The Dias Cross
Bartolomeu Dias was another renowned Portuguese explorer and seafarer who sailed the seas around Africa discovering sailing routes, pioneering travel and orientating trade routes between western Europe and Asia. In 1488, Dias was ordered by King John II of Portugal to try and sail to the southern end of Africa (and eventually on to Asia). His Majesty wanted to know how far ships could sail on that route after previous expeditions to the Orient had failed. Eventually he reached the mouth of the Orange River, where a storm blew his ship around what is know today as the Cape of Good Hope.
On the return journey, Dias sailed into the inlet known (today) as Luderitz Bay. In true Portuguese style a padrão was raised, dedicated to São Tiago (St James) and erected on 25 July, (St James's Day) 1488. The stone beacon remained undamaged, less for weathering by the Atlantic winds and surf pounding against the limestone sides, until the early 19th century.

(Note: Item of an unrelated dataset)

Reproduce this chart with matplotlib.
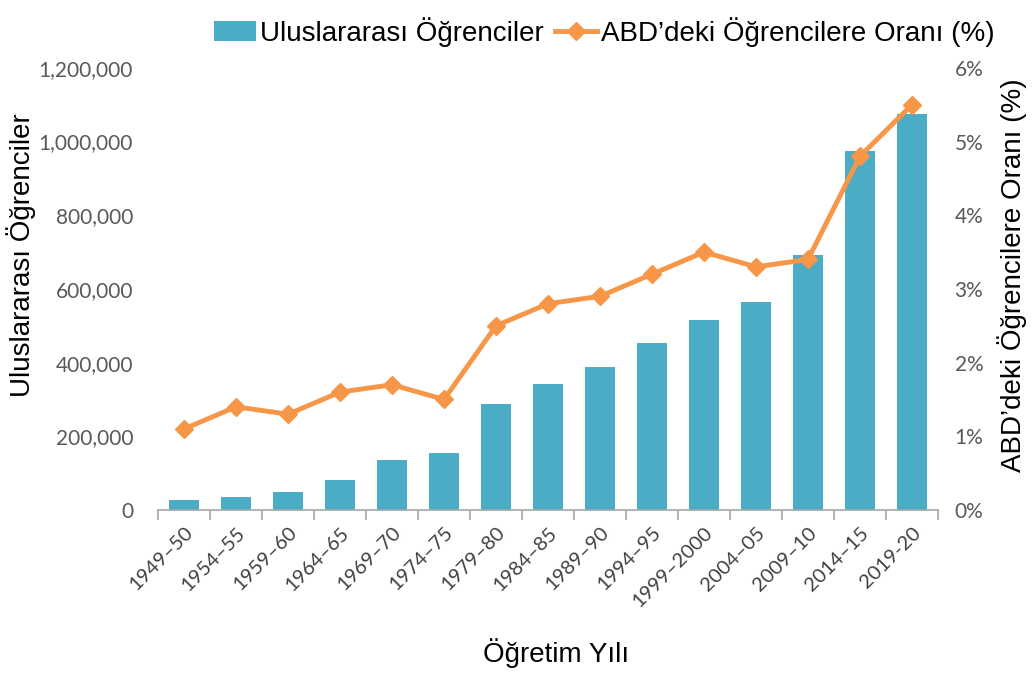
import numpy as np
import matplotlib.pyplot as plt
from matplotlib.ticker import FuncFormatter, FixedLocator

years = ["1949–50", "1954–55", "1959–60", "1964–65", "1969–70", "1974–75",
         "1979–80", "1984–85", "1989–90", "1994–95", "1999–2000", "2004–05",
         "2009–10", "2014–15", "2019-20"]
students = [26433, 34232, 48486, 82045, 134959, 154580, 286343, 342113,
            386851, 452635, 514723, 565039, 690923, 974926, 1075496]
share_pct = [1.1, 1.4, 1.3, 1.6, 1.7, 1.5, 2.5, 2.8, 2.9, 3.2, 3.5, 3.3, 3.4, 4.8, 5.5]

bar_color = "#4BACC6"
line_color = "#F79646"
tick_color = "#595959"

fig = plt.figure(figsize=(10.33, 6.77), dpi=100)
ax = fig.add_axes([0.153, 0.2467, 0.755, 0.653])
ax2 = ax.twinx()

x = np.arange(len(years))
bars = ax.bar(x, students, width=0.57, color=bar_color, label="Uluslararası Öğrenciler", zorder=2)
line, = ax2.plot(x, share_pct, color=line_color, lw=3.5, marker="D", markersize=9,
                 label="ABD’deki Öğrencilere Oranı (%)", zorder=3)

ax.set_xlim(-0.5, len(years) - 0.5)
ax.set_ylim(0, 1200000)
ax2.set_ylim(0, 6)
ax.set_yticks(np.arange(0, 1200001, 200000))
ax2.set_yticks(np.arange(0, 7, 1))
ax.yaxis.set_major_formatter(FuncFormatter(lambda v, p: f"{int(v):,}"))
ax2.yaxis.set_major_formatter(FuncFormatter(lambda v, p: f"{int(v)}%"))

for a in (ax, ax2):
    for s in ("top", "left", "right", "bottom"):
        a.spines[s].set_visible(False)
ax.spines["bottom"].set_visible(True)
ax.spines["bottom"].set_color("#A6A6A6")
ax.spines["bottom"].set_linewidth(1.2)

ax.set_xticks(x)
ax.set_xticklabels(years, rotation=45, ha="right", rotation_mode="anchor",
                   fontsize=14.5, family="Lato", color="#404040")
ax.xaxis.set_minor_locator(FixedLocator(np.arange(-0.5, len(years), 1)))
ax.tick_params(axis="x", which="major", length=0, pad=10)
ax.tick_params(axis="x", which="minor", length=7, color="#A6A6A6", width=1.2)
ax.tick_params(axis="y", length=0, labelsize=15, labelcolor=tick_color, pad=18)
ax2.tick_params(axis="y", length=0, labelsize=15, labelcolor=tick_color, pad=12)
for lab in ax.get_yticklabels() + ax2.get_yticklabels():
    lab.set_family("Lato")

ax.set_ylabel("Uluslararası Öğrenciler", fontsize=20, family="Liberation Sans", labelpad=2)
ax2.set_ylabel("ABD’deki Öğrencilere Oranı (%)", fontsize=20, family="Liberation Sans", labelpad=10)
ax.yaxis.label.set_y(0.577)
ax2.yaxis.label.set_y(0.532)
fig.text(0.538, 0.022, "Öğretim Yılı", fontsize=20, family="Liberation Sans", ha="center")

fig.legend(handles=[bars, line], loc="upper center", bbox_to_anchor=(0.585, 1.012), ncol=2,
           frameon=False, prop={"family": "Liberation Sans", "size": 20},
           handlelength=1.5, handletextpad=0.15, columnspacing=0.4)

fig.savefig("out.png", dpi=100)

Various recordings in the diaries and records of visiting ships of Her Majesties Royal Navy, have entries of this padrão being mentioned in the 18th and 19th centuries. In 1825, entries into the captain's log of the HMS Barracouta, recorded that officers and members of the crew, had found the padrão uprooted and broken. In 1855, a guano merchant seaman, Captain Carew, took the remaining fragments he could find to the South African Museum in Cape Town.
The larger pieces remained on the site until June 1953, when an archaeologist Dr Axel Erikson, found several of them and a number of smaller chips from the original padrão at Dias Point. It was his intention to use a combination of these pieces, plus the fragments of the pieces recovered in 1855, to eventually reconstruct a replica. Unfortunately he passed away in 1956, before his project could be completed.

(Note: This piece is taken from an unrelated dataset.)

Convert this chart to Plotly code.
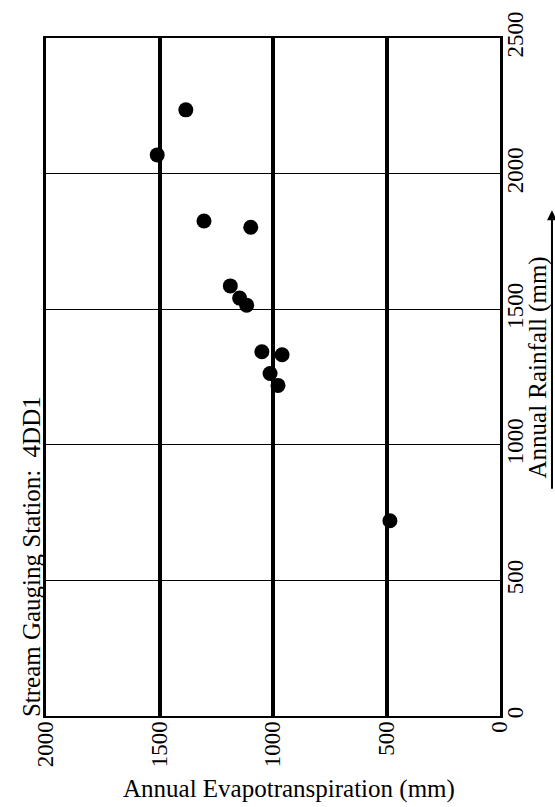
import plotly.graph_objects as go

# Data read from the (rotated) reference chart
evapotranspiration_mm = [1384, 1510, 1304, 1098, 1188, 1147, 1116, 1049, 960, 1013, 978, 485]
rainfall_mm = [2235, 2069, 1825, 1802, 1586, 1541, 1515, 1343, 1332, 1263, 1219, 720]

x_ticks = [0, 500, 1000, 1500, 2000]
y_ticks = [0, 500, 1000, 1500, 2000, 2500]

FONT = "Liberation Serif"

fig = go.Figure()
fig.add_trace(go.Scatter(
    x=evapotranspiration_mm, y=rainfall_mm, mode="markers",
    marker=dict(color="black", size=15, symbol="circle"),
    showlegend=False, cliponaxis=False,
))

fig.update_layout(
    width=555, height=807,
    margin=dict(l=46, r=55, t=34, b=91),
    paper_bgcolor="white", plot_bgcolor="white",
    font=dict(family=FONT, color="black"),
    xaxis=dict(
        range=[2000, 0], tickvals=x_ticks, ticktext=[str(v) for v in x_ticks],
        tickangle=-90, tickfont=dict(family=FONT, size=23, color="black"),
        showgrid=True, gridcolor="black", gridwidth=3.5,
        showline=True, linecolor="black", linewidth=2, mirror=True,
        zeroline=False, ticks="", ticklabelstandoff=-6,
    ),
    yaxis=dict(
        range=[0, 2500], tickvals=y_ticks, ticktext=[str(v) for v in y_ticks],
        side="right", tickangle=-90, tickfont=dict(family=FONT, size=23, color="black"),
        showgrid=True, gridcolor="black", gridwidth=1.3,
        showline=True, linecolor="black", linewidth=3, mirror=True,
        zeroline=False, ticks="", ticklabelstandoff=-8,
    ),
    annotations=[
        dict(text="Annual Evapotranspiration (mm)", xref="paper", yref="paper",
             x=0.535, y=-0.108, xanchor="center", yanchor="middle", showarrow=False,
             font=dict(family=FONT, size=25, color="black")),
        dict(text="Annual Rainfall (mm)", xref="paper", yref="paper",
             x=1.0837, y=0.514, xanchor="center", yanchor="middle", showarrow=False,
             textangle=-90, font=dict(family=FONT, size=25, color="black")),
        dict(text="", xref="paper", yref="paper", x=1.1145, y=0.7458,
             ax=0, ay=280, showarrow=True, arrowhead=2, arrowsize=1, arrowwidth=2,
             arrowcolor="black"),
        dict(text="Stream Gauging Station:  4DD1", xref="paper", yref="paper",
             x=-0.033, y=0.2344, xanchor="center", yanchor="middle", showarrow=False,
             textangle=-90, font=dict(family=FONT, size=25, color="black")),
    ],
)

fig.write_html("out.html")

In 1988 it was decided by the National Monuments Council's Regional Committee for SWA, to instruct a stonemason from Karibib, Mr Paul Petzold, to draw up 'the necessary plans for a replica'.

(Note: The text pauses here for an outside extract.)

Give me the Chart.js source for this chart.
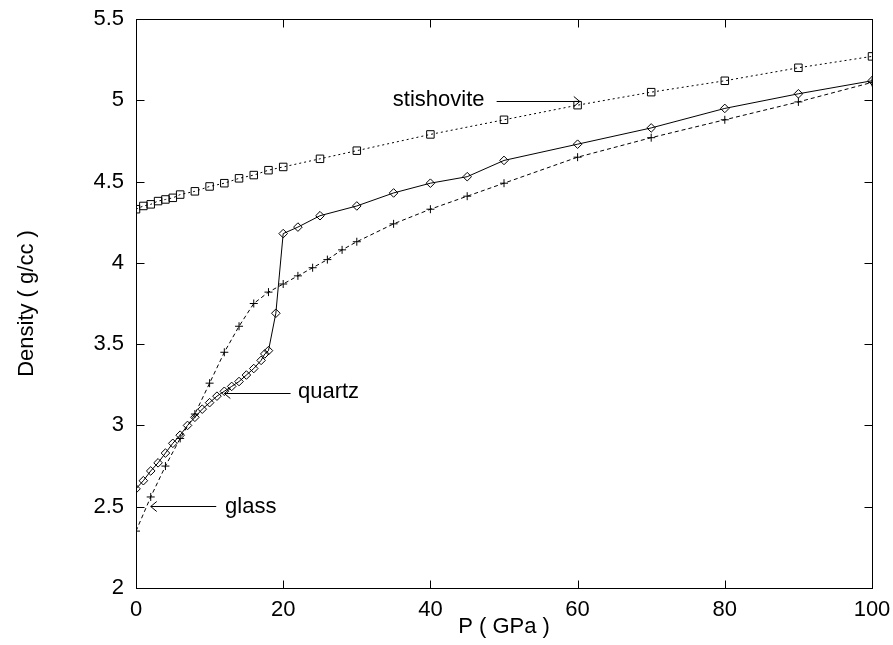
<!DOCTYPE html>
<html lang="en">
  <head>
    <meta charset="UTF-8" />
    <title>Density vs pressure</title>
    <script src="https://cdn.jsdelivr.net/npm/chart.js"></script>
    <style>
      body {
        margin: 0;
        background: #fff;
      }
      #wrap {
        width: 893px;
        height: 645px;
      }
    </style>
  </head>
  <body>
    <div id="wrap"><canvas id="chart" width="893" height="645"></canvas></div>

    <script>
      // pressure (GPa) and density (g/cc)
      const stishP = [0, 1, 2, 3, 4, 5, 6, 8, 10, 12, 14, 16, 18, 20, 25, 30, 40, 50, 60, 70, 80, 90, 100];
      const stishD = [4.33, 4.35, 4.36, 4.38, 4.39, 4.40, 4.42, 4.44, 4.47, 4.49, 4.52, 4.54, 4.57, 4.59, 4.64, 4.69, 4.79, 4.88, 4.97, 5.05, 5.12, 5.20, 5.27];

      const quartzP = [0, 1, 2, 3, 4, 5, 6, 7, 8, 9, 10, 11, 12, 13, 14, 15, 16, 17, 17.5, 18, 19, 20, 22, 25, 30, 35, 40, 45, 50, 60, 70, 80, 90, 100];
      const quartzD = [2.61, 2.66, 2.72, 2.77, 2.83, 2.89, 2.94, 3.00, 3.05, 3.10, 3.14, 3.18, 3.21, 3.24, 3.27, 3.31, 3.35, 3.40, 3.44, 3.46, 3.69, 4.18, 4.22, 4.29, 4.35, 4.43, 4.49, 4.53, 4.63, 4.73, 4.83, 4.95, 5.04, 5.12];

      const glassP = [0, 2, 4, 6, 8, 10, 12, 14, 16, 18, 20, 22, 24, 26, 28, 30, 35, 40, 45, 50, 60, 70, 80, 90, 100];
      const glassD = [2.35, 2.56, 2.75, 2.92, 3.07, 3.26, 3.45, 3.61, 3.75, 3.82, 3.87, 3.92, 3.97, 4.02, 4.08, 4.13, 4.24, 4.33, 4.41, 4.49, 4.65, 4.77, 4.88, 4.99, 5.11];

      const xTicks = [0, 20, 40, 60, 80, 100];
      const yTicks = [2, 2.5, 3, 3.5, 4, 4.5, 5, 5.5];

      // text labels with arrows: [label, textP, textD, arrowFromP, arrowToP, arrowD]
      const notes = [
        ["stishovite", 34.9, 5.0, 49.0, 60.3, 4.995],
        ["quartz", 22.0, 3.205, 21.0, 12.0, 3.2],
        ["glass", 12.1, 2.5, 10.9, 2.0, 2.503],
      ];

      const toPts = (xs, ys) => xs.map((x, i) => ({ x: x, y: ys[i] }));
      const FONT = "'Liberation Sans', Arial, sans-serif";
      const FS = 22;

      // gnuplot-style frame with inward ticks and the arrow notes
      const framePlugin = {
        id: "frame",
        afterDatasetsDraw(chart) {
          const { ctx, chartArea: a, scales } = chart;
          const len = 8;
          ctx.save();
          ctx.strokeStyle = "#000";
          ctx.lineWidth = 1;
          ctx.setLineDash([]);
          const l = Math.round(a.left) + 0.5;
          const t = Math.round(a.top) + 0.5;
          const r = Math.round(a.right) + 0.5;
          const b = Math.round(a.bottom) + 0.5;
          ctx.strokeRect(l, t, r - l, b - t);
          ctx.beginPath();
          xTicks.forEach((v) => {
            const px = Math.round(scales.x.getPixelForValue(v)) + 0.5;
            ctx.moveTo(px, b);
            ctx.lineTo(px, b - len);
            ctx.moveTo(px, t);
            ctx.lineTo(px, t + len);
          });
          yTicks.forEach((v) => {
            const py = Math.round(scales.y.getPixelForValue(v)) + 0.5;
            ctx.moveTo(l, py);
            ctx.lineTo(l + len, py);
            ctx.moveTo(r, py);
            ctx.lineTo(r - len, py);
          });
          ctx.stroke();

          ctx.fillStyle = "#000";
          ctx.font = FS + "px " + FONT;
          ctx.textBaseline = "middle";
          ctx.textAlign = "left";
          notes.forEach(([label, tp, td, fromP, toP, ad]) => {
            const tx = scales.x.getPixelForValue(tp);
            const ty = scales.y.getPixelForValue(td);
            ctx.fillText(label, tx, ty);
            const x1 = scales.x.getPixelForValue(fromP);
            const x2 = scales.x.getPixelForValue(toP);
            const y = Math.round(scales.y.getPixelForValue(ad)) + 0.5;
            const dir = x2 > x1 ? 1 : -1;
            ctx.beginPath();
            ctx.moveTo(x1, y);
            ctx.lineTo(x2, y);
            ctx.moveTo(x2 - dir * 6, y - 5);
            ctx.lineTo(x2, y);
            ctx.lineTo(x2 - dir * 6, y + 5);
            ctx.stroke();
          });
          ctx.restore();
        },
      };

      new Chart(document.getElementById("chart"), {
        type: "scatter",
        data: {
          datasets: [
            {
              label: "stishovite",
              data: toPts(stishP, stishD),
              showLine: true,
              borderColor: "#000",
              borderWidth: 1,
              borderDash: [2, 3],
              pointStyle: "rect",
              pointRadius: 5.3,
              pointBorderWidth: 1,
              pointBackgroundColor: "rgba(0,0,0,0)",
              pointBorderColor: "#000",
            },
            {
              label: "quartz",
              data: toPts(quartzP, quartzD),
              showLine: true,
              borderColor: "#000",
              borderWidth: 1,
              pointStyle: "rectRot",
              pointRadius: 4.3,
              pointBorderWidth: 1,
              pointBackgroundColor: "rgba(0,0,0,0)",
              pointBorderColor: "#000",
            },
            {
              label: "glass",
              data: toPts(glassP, glassD),
              showLine: true,
              borderColor: "#000",
              borderWidth: 1,
              borderDash: [4, 3],
              pointStyle: "cross",
              pointRadius: 4,
              pointBorderWidth: 1,
              pointBorderColor: "#000",
            },
          ],
        },
        options: {
          responsive: false,
          animation: false,
          layout: { padding: { left: 0, right: 21, top: 19, bottom: 0 } },
          plugins: {
            legend: { display: false },
            tooltip: { enabled: false },
          },
          scales: {
            x: {
              type: "linear",
              min: 0,
              max: 100,
              afterBuildTicks: (s) => {
                s.ticks = xTicks.map((v) => ({ value: v }));
              },
              afterFit: (s) => {
                // plot box is fixed, tick labels may overhang
                s.height = 57;
                s.paddingLeft = 0;
                s.paddingRight = 0;
              },
              grid: { display: false, drawTicks: false },
              border: { display: false },
              ticks: {
                color: "#000",
                padding: 9,
                maxRotation: 0,
                font: { family: FONT, size: FS },
              },
              title: {
                display: true,
                text: "P ( GPa )",
                color: "#000",
                font: { family: FONT, size: FS },
                padding: { top: 0, bottom: 5 },
              },
            },
            y: {
              type: "linear",
              min: 2,
              max: 5.5,
              afterBuildTicks: (s) => {
                s.ticks = yTicks.map((v) => ({ value: v }));
              },
              afterFit: (s) => {
                s.width = 136;
                s.paddingTop = 0;
                s.paddingBottom = 0;
              },
              grid: { display: false, drawTicks: false },
              border: { display: false },
              ticks: {
                color: "#000",
                padding: 12,
                font: { family: FONT, size: FS },
                callback: (v) => String(v),
              },
              title: {
                display: true,
                text: "Density ( g/cc )",
                color: "#000",
                font: { family: FONT, size: FS },
                padding: { top: 14, bottom: 0 },
              },
            },
          },
        },
        plugins: [framePlugin],
      });
    </script>
  </body>
</html>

After much discussion (and some disagreement) a replica padrão fashioned according to Petzold's plans was created. Mr Petzold had relied on an original sketch drawn by Captain Thomas Bolden Thompson,of HMS Nautilus, in 1786.
Paul Petzold was also commissioned to carve a replica of the padrão from Namib dolerite. It was erected on the original site in 1988 and unveiled on the 25th July 1988 as part of the 500th anniversary of the Dias landing. This replica replaced a marble cross that once stood on a cement pedestal and is now housed in the gardens of the Luderitz Museum.
The Site of the Original Dias Cross was declared a national monument of the 12th January 1973.